Monday, February 16, 2015

CORE RESPONSE #3 I Only Have Eyes for View

CORE RESPONSE #3

I Only Have Eyes for View

            On Valentine’s Day, at Messhall Kitchen in Los Feliz, the lighting is dim, the music is retro and televisions are ever-present.  Whether at the bar or a surrounding table, it is almost impossible to find an inside seat where you are not facing a screen featuring this evening’s basketball, baseball, football or game show program.  This space is quite different from the “apparent safe confines of the home” written about by Beatriz Colomina (Colomina 3).  The restaurant is open, relatively public, even as individuals not seated at the bar huddle in couples and couples of couples around their tables.  This space differs slightly from Morse’s argument: that “the duration of a program or sports game” sets the length of time for which people remained seated (Morse 195).  The televisions were indeed “ambient,” the brightness of the screens contrasted with the low-key illumination of the restaurant, making it hard to miss the programming, even if one is not consciously paying attention to what is being featured. 
This ambient stimuli reminded me of visual Musak with ads.  I wonder if the programming commands a viewer’s attention similarly to but opposite from the way a driver experiences a billboard as he or she speeds by.  When someone passes a billboard, the driver is moving quickly and the billboard is still.  The exposure to the ad is brief; the awareness might be subliminal.
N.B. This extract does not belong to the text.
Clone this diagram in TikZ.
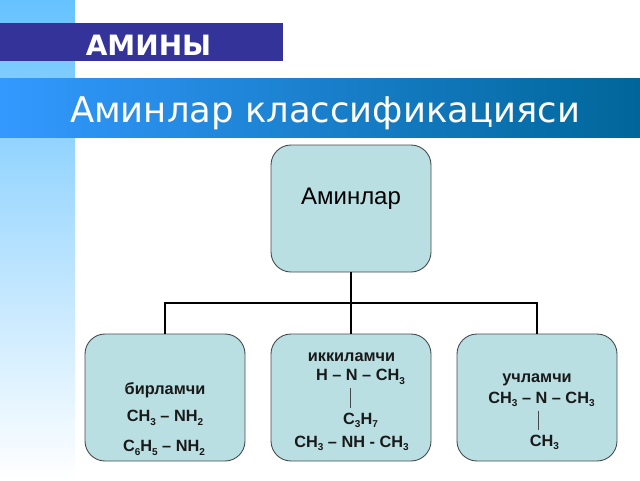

Conversely, at Messhall, the images on screen move while the observer, for the most part, remains stationary.  I observed that, when someone walked into the restaurant, some people looked up, or when someone walked by their table, some interrupted their conversations.  As images change, I believe people notice, either consciously or unconsciously, a change in their visual field, even if that change occurs peripherally.    
Sitting at this locale this past weekend, I experienced this kind of distracted viewing – the programs would cycle from sports to advertisements in a regular and regulated fashion (the station featured that night was the mixed-format experience of TNT).  The sound was turned off, allowing the 1950s Valentine’s Day-themed music to cycle through and form an asynchronous relationship with the images onscreen.  The matching of soft rock with shaving cream advertisements, promotions for Rizzoli & Isles, and interrupted segments of the Bulls game, generated a sense of an omnipresent television experience at once unobtrusive and unavoidable.  Though most couples on this Valentine’s evening seemed far more intent on each other than Andrew Wiggins’ latest jump shot, everyone was surrounded by these images.
            This television advertising by osmosis raises an interesting question for me.  Since this viewing experience was truly ambient, I wondered how much of it was absorbed?  What was the effect of this absent-present watching?  How did it impact the viewer?  If television is experienced in this way, by osmosis, what does that imply about our habituation to screen culture?  The implication would seem to be we are so used being surrounded by televisions in public spaces that we do not consciously notice they are there and take their presence for granted, the way advertising has become pervasive on shopping carts, the sides of buses, everywhere we turn and look.  This would enforce Morse’s and Thompson’s ideas of screen culture and the regulation of the external and internal environment through what is promoted on the screen.  The experience of non-viewing these screens at Messhall enforced the sense that perpetually present programming is not only unavoidable but is an integral part of many everyday experiences.